Each mutation applies one of two operations (each with 50% probability): - Mutation: The LLM modifies a single prompt according to the emitter instruction. - Crossover: The LLM combines elements from two existing prompts to produce a new variant.

Pool Update¶

Candidate prompts are passed to the diffusion model to generate images; CLIP embeddings are then computed.
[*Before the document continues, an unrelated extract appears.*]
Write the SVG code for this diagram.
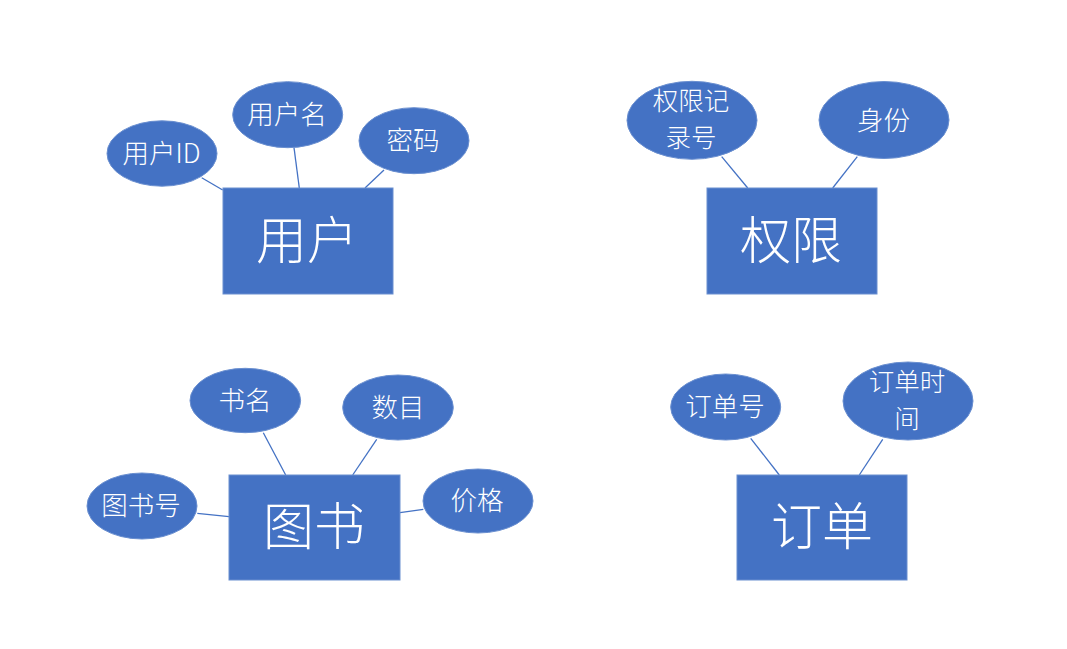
<svg xmlns="http://www.w3.org/2000/svg" width="1067" height="649" viewBox="0 0 1067 649">
<style>
.ent{fill:#4472C4;stroke:#6a8fd0;stroke-width:1}
.att{fill:#4472C4;stroke:#6a8fd0;stroke-width:1}
.et{fill:#fff;font-family:"Noto Sans CJK SC","Liberation Serif",serif;font-weight:300;font-size:51px;text-anchor:middle;dominant-baseline:central}
.at{fill:#fff;font-family:"Noto Sans CJK SC","Liberation Sans",sans-serif;font-weight:300;font-size:26.5px;text-anchor:middle;dominant-baseline:central}
.at2{font-size:25.5px}
.c line{stroke:#4472C4;stroke-width:1.3}
</style>
<rect width="1067" height="649" fill="#fff"/>
<g id="connectors" class="c">
<line x1="201.7" y1="177.7" x2="222.7" y2="190"/>
<line x1="294" y1="147.7" x2="299.3" y2="188"/>
<line x1="384" y1="170" x2="365" y2="188"/>
<line x1="721.7" y1="156.7" x2="747.7" y2="188"/>
<line x1="857.3" y1="156.7" x2="832.7" y2="188"/>
<line x1="263.3" y1="432.7" x2="285.7" y2="475"/>
<line x1="376.7" y1="439.3" x2="352.7" y2="475"/>
<line x1="197.3" y1="513.3" x2="229" y2="516.7"/>
<line x1="400" y1="512.7" x2="423.3" y2="509.3"/>
<line x1="750.7" y1="438.3" x2="779.3" y2="475"/>
<line x1="882.7" y1="439.3" x2="859.3" y2="475"/>
</g>
<g id="user"><rect class="ent" x="223" y="188" width="170" height="106"/><text class="et" x="307" y="237">用户</text></g>
<g id="user-id"><ellipse class="att" cx="162" cy="153.5" rx="55" ry="32.7"/><text class="at" x="161.5" y="151">用户ID</text></g>
<g id="user-name"><ellipse class="att" cx="287.7" cy="114.7" rx="55" ry="33"/><text class="at" x="287" y="112.5">用户名</text></g>
<g id="password"><ellipse class="att" cx="414" cy="140.7" rx="55" ry="33"/><text class="at" x="413" y="138">密码</text></g>
<g id="perm"><rect class="ent" x="707" y="188" width="170" height="106"/><text class="et" x="791" y="237">权限</text></g>
<g id="perm-no"><ellipse class="att" cx="692" cy="120.3" rx="65" ry="39"/><text class="at at2"><tspan x="691" y="97.5">权限记</tspan><tspan x="691" y="134.5">录号</tspan></text></g>
<g id="identity"><ellipse class="att" cx="884" cy="120" rx="65" ry="38.5"/><text class="at" x="883.5" y="118">身份</text></g>
<g id="book"><rect class="ent" x="229" y="475" width="171" height="105"/><text class="et" x="314" y="523">图书</text></g>
<g id="book-name"><ellipse class="att" cx="245.3" cy="400.5" rx="55.3" ry="32.2"/><text class="at" x="245" y="398">书名</text></g>
<g id="count"><ellipse class="att" cx="398" cy="407.5" rx="55.3" ry="32.5"/><text class="at" x="398" y="405">数目</text></g>
<g id="book-no"><ellipse class="att" cx="142" cy="506" rx="55" ry="33"/><text class="at" x="141" y="503.5">图书号</text></g>
<g id="price"><ellipse class="att" cx="478" cy="501" rx="55" ry="32"/><text class="at" x="477" y="498">价格</text></g>
<g id="order"><rect class="ent" x="737" y="475" width="170" height="105"/><text class="et" x="822" y="523">订单</text></g>
<g id="order-no"><ellipse class="att" cx="725.7" cy="407" rx="55" ry="33"/><text class="at" x="725" y="404">订单号</text></g>
<g id="order-time"><ellipse class="att" cx="908" cy="401" rx="65" ry="39"/><text class="at at2"><tspan x="907" y="379">订单时</tspan><tspan x="907" y="416">间</tspan></text></g>
</svg>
A candidate replaces the pool entry with the lowest novelty score if its own novelty score is higher.

Vendi Score Evaluation¶

\[\text{VS}(K) = \exp\left(-\sum_{i=1}^{n} \lambda_i \log \lambda_i\right)\]

where \(\lambda_i\) are the eigenvalues of the normalized diversity matrix \(K/n\), reflecting the effective number of diverse samples in the pool.

Key Experimental Results¶

Main Results (10 prompts × 10 runs)¶

Method	Vendi↑	LPIPS↑	Relevance↑	Token Usage↓
EvoPrompt-DE	1.42±0.04	0.51±0.01	0.292±0.001	38,243
QDAIF	1.80±0.02	0.51±0.02	0.297±0.001	43,464
Lluminate	3.29±0.02	0.75±0.01	0.210±0.070	175,902
Wander-NE (no emitter)	2.61±0.10	0.79±0.01	0.279±0.004	23,884
Wander	3.60±0.09	0.80±0.01	0.272±0.003	24,347

Wander achieves a Vendi Score 9.4% higher than Lluminate while consuming only 1/7 of its token budget.
Introducing multiple emitters improves the Vendi Score from 2.61 to 3.60 (+38%).

LLM Model Comparison (20 generations)¶

Model	Vendi Score↑	Token Usage↓
GPT-4o-mini	4.2±0.1	61,402
GPT-4o	4.8±0.1	78,067
o3	5.2±0.1	236,081

Stronger LLMs yield greater diversity but at the cost of substantially higher reasoning token consumption.

Highlights & Insights¶

⭐ The combination of novelty search and CLIP embedding distance is elegant and effective, requiring no fine-tuning of any model.
⭐ The emitter mechanism is well-designed; random sampling over multiple emitters alone yields substantial diversity gains.
⭐ The fixed-size pool design reduces token consumption by 7× compared to Lluminate's unbounded pool.
The method is fully model-agnostic and transferable to arbitrary diffusion models.
UMAP visualizations clearly demonstrate the expansion of diversity in embedding space throughout the evolutionary process.

Limitations & Future Work¶

The novelty objective occasionally causes semantic drift (approximately once every five runs); a relevance penalty could be incorporated to mitigate this.
Emitters require manual design, which may constrain or bias the upper bound of achievable diversity.
Aesthetic quality of generated images is not evaluated (no issues were observed with FLUX-DEV in practice).
Validation is conducted only on a single diffusion model (FLUX-DEV); cross-model generalization remains to be confirmed.
The Relevance score is slightly lower than QDAIF (0.272 vs. 0.297), indicating a trade-off in semantic preservation.

Method	Initial Prompt	Objective	Evolution Strategy
APE	Multiple	Fitness	Crossover
QDAIF	Single	Quality-Diversity	Directed Mutation
Lluminate	Single	Novelty	Creative Strategy Mutation
Wander	Single	Novelty	Directed Mutation + Crossover

The framework is extensible to other modalities with embedding distance metrics, such as text and audio.
The emitter concept can be combined with automated prompt engineering, where LLMs self-generate emitters.
The approach can serve as a data augmentation strategy—generating diverse training images to improve generalization in downstream visual tasks.
Novelty search methods may be applicable to jailbreak detection and red-teaming.

Rating¶

Novelty: ⭐⭐⭐⭐ (Applying novelty search to image generation is a novel and promising direction.)
Experimental Thoroughness: ⭐⭐⭐⭐ (Comprehensive multi-baseline comparisons, ablation studies, and LLM comparisons.)
Writing Quality: ⭐⭐⭐⭐ (Clear structure with well-defined problem formulation.)
Value: ⭐⭐⭐ (Workshop paper with limited immediate impact, but an interesting research direction.)